A lot of the efficiency is due to the fact that the LED in a Joule Thief is flashing and taking advantage of the persistence of human vision. To accomplish this the Joule Thief has the overhead associated with the lossy energizing of the main coil and the associated overhead for the timing circuit.
MileHigh
Most of what I have been talking about is not necessarily comparing the Joule Thief to another circuit.
But comparing the Joule Thief to itself, under different operating conditions.
What those operating conditions are, and how to use them to build the best possible JT circuit.
Efficiency of the JT vs other devices can only be done analyzing the duty cycle of the power across the transistor.
This is generally done outside the linear mode of the transistor, and at frequencies far from a resonant node.
Comparison in this manner shows that the Joule Thief is a rather inefficient circuit. We can and have done better.
a JT in resonance, sometimes cannot even be measured.
Equipment can get destroyed, and capacitors explode, stray voltage spikes in unexpected parts of the circuit.
This is because people don't pay attention to the impedance of their oscilloscope,
or that a diode can create a return current path, which is preferred by the current when resistance through the coil peaks.
DMMs are usually the first to go, people think since they run it through a diode that its no longer "AC"......

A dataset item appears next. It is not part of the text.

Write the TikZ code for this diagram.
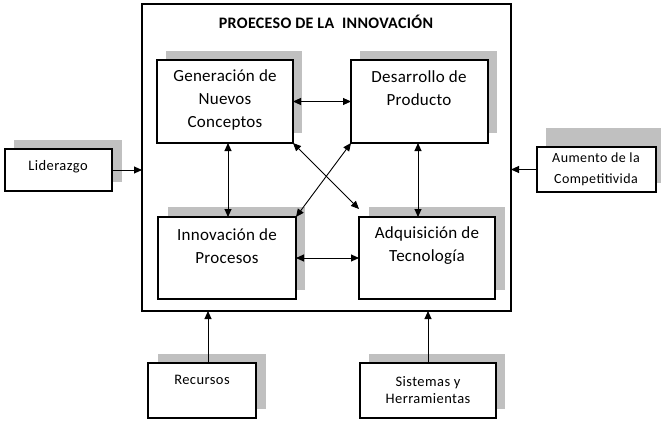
\documentclass[tikz,border=0pt]{standalone}
\usepackage{fontspec}
\setmainfont{Carlito}
\usetikzlibrary{arrows.meta}
\definecolor{shadegray}{RGB}{192,192,192}
\begin{document}
\begin{tikzpicture}[x=1pt,y=-1pt,
  box/.style={draw=black, line width=1.1pt, fill=white, inner sep=0pt, outer sep=0pt, anchor=north west},
  shade/.style={fill=shadegray, draw=none},
  big/.style={font=\fontsize{17}{23}\selectfont\addfontfeature{LetterSpace=1.5}, align=center, inner sep=0pt},
  small/.style={font=\fontsize{14.5}{22}\selectfont\addfontfeature{LetterSpace=3}, align=center, inner sep=0pt},
  arr/.style={-{Triangle[length=8pt,width=7pt]}, line width=0.9pt},
  darr/.style={{Triangle[length=8pt,width=7pt]}-{Triangle[length=8pt,width=7pt]}, line width=0.9pt}
]
\useasboundingbox[fill=white] (0,0) rectangle (661,426);

% main frame
\node[box, minimum width=369pt, minimum height=307pt] (main) at (142,4) {};
\node[font=\fontsize{16}{18}\selectfont\bfseries\addfontfeature{LetterSpace=2}, inner sep=0pt] (title) at (326,22) {PROECESO DE LA\ \ INNOVACIÓN};

% shadows
\fill[shade] (166,51) rectangle (302,133);
\fill[shade] (360,51) rectangle (497,133);
\fill[shade] (168,207) rectangle (305,290);
\fill[shade] (369,207) rectangle (505,290);
\fill[shade] (14,140) rectangle (122,182);
\fill[shade] (546,128) rectangle (661,183);
\fill[shade] (158,354) rectangle (266,409);
\fill[shade] (369,354) rectangle (505,409);

% inner boxes
\node[box, minimum width=136pt, minimum height=83pt] (gen) at (157,60) {};
\node[box, minimum width=137pt, minimum height=83pt] (des) at (351,60) {};
\node[box, minimum width=138pt, minimum height=82pt] (inn) at (158,217) {};
\node[box, minimum width=136pt, minimum height=82pt] (adq) at (359,217) {};

% outer boxes
\node[box, minimum width=107pt, minimum height=42pt] (lid) at (5,149) {};
\node[box, minimum width=119pt, minimum height=45pt] (aum) at (537,147) {};
\node[box, minimum width=108pt, minimum height=55pt] (rec) at (148,363) {};
\node[box, minimum width=136pt, minimum height=55pt] (sis) at (360,363) {};

% texts
\node[big] (tgen) at (225,100) {Generación de\\Nuevos\\Conceptos};
\node[big] (tdes) at (419,88.5) {Desarrollo de\\Producto};
\node[big] (tinn) at (227,246) {Innovación de\\Procesos};
\node[big] (tadq) at (427,246) {Adquisición de\\Tecnología};
\node[small] (tlid) at (58,167) {Liderazgo};
\node[small, font=\fontsize{14}{21}\selectfont\addfontfeature{LetterSpace=3}] (taum) at (596,169) {Aumento de la\\Competitivida};
\node[small] (trec) at (202,380) {Recursos};
\node[small, font=\fontsize{14.5}{17}\selectfont\addfontfeature{LetterSpace=3}] (tsis) at (428,390) {Sistemas y\\Herramientas};

% connectors
\draw[arr] (lid.east) -- (main.west |- lid.east);
\draw[arr] (aum.west) -- (main.east |- aum.west);
\draw[arr] (rec.north -| 208,0) -- (main.south -| 208,0);
\draw[arr] (sis.north) -- (main.south -| sis.north);

\draw[darr] (gen.east) -- (des.west);
\draw[darr] (inn.east) -- (adq.west |- inn.east);
\draw[darr] (gen.south -| 228,0) -- (inn.north -| 228,0);
\draw[darr] (des.south -| 418,0) -- (adq.north -| 418,0);
\draw[darr] (gen.south east) -- ([yshift=8pt]adq.north west);
\draw[darr] (des.south west) -- (inn.north east);
\end{tikzpicture}
\end{document}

There is a whole range of mathematics and rules that must be adhered to when it comes to resonant circuits.
these have been around for 200 years, people mainly ignore that which we do not use.
I don't get too deep into these concepts here, because most of them apply to much larger resonant circuits, than a simple JT. - but they CAN and sometimes DO apply, when you are taking measurements of the JT circuit in resonance.
Also note, that a resonating inductor produces large amounts of interference to the surroundings.
If not properly shielded, this can disturb instruments and equipment nearby.
Our circuits are not designed to operate in this manner, it is a whole other branch of technology that never went anywhere. We went with the predictable, more consistent route.
It is now our time to experiment with this.
As it pertains to "flashing" LEDs::
persistence of human vision varies from person to person. One human can see very fast flashes, where another human cannot perceive them. There is an "average", based on a number of test samples, but generally any testing done to the JT is done using an assessment of the actual circuit, not some arbitrary visual aspect.
Also, there are frequencies your brain cannot process. points where the LED will appear to dim to you, but in fact it is producing a greater amount of "light" than a lower frequency you were able to see.
We know by the diode data sheet, how much "light" is produced with a given voltage/current put through the diode, and we also know the decay function or Cut-off time, that this "light" is dissipated over after the pulse cuts off.
What we "see" from the LED does not matter.
I think what you will find, is that in most set-ups, the LED itself never fully turns "off".
Therefore, the persistence of human vision doesn't even come into play.
The LED itself doesn't even matter. more accurate testing can be done using other components as a load.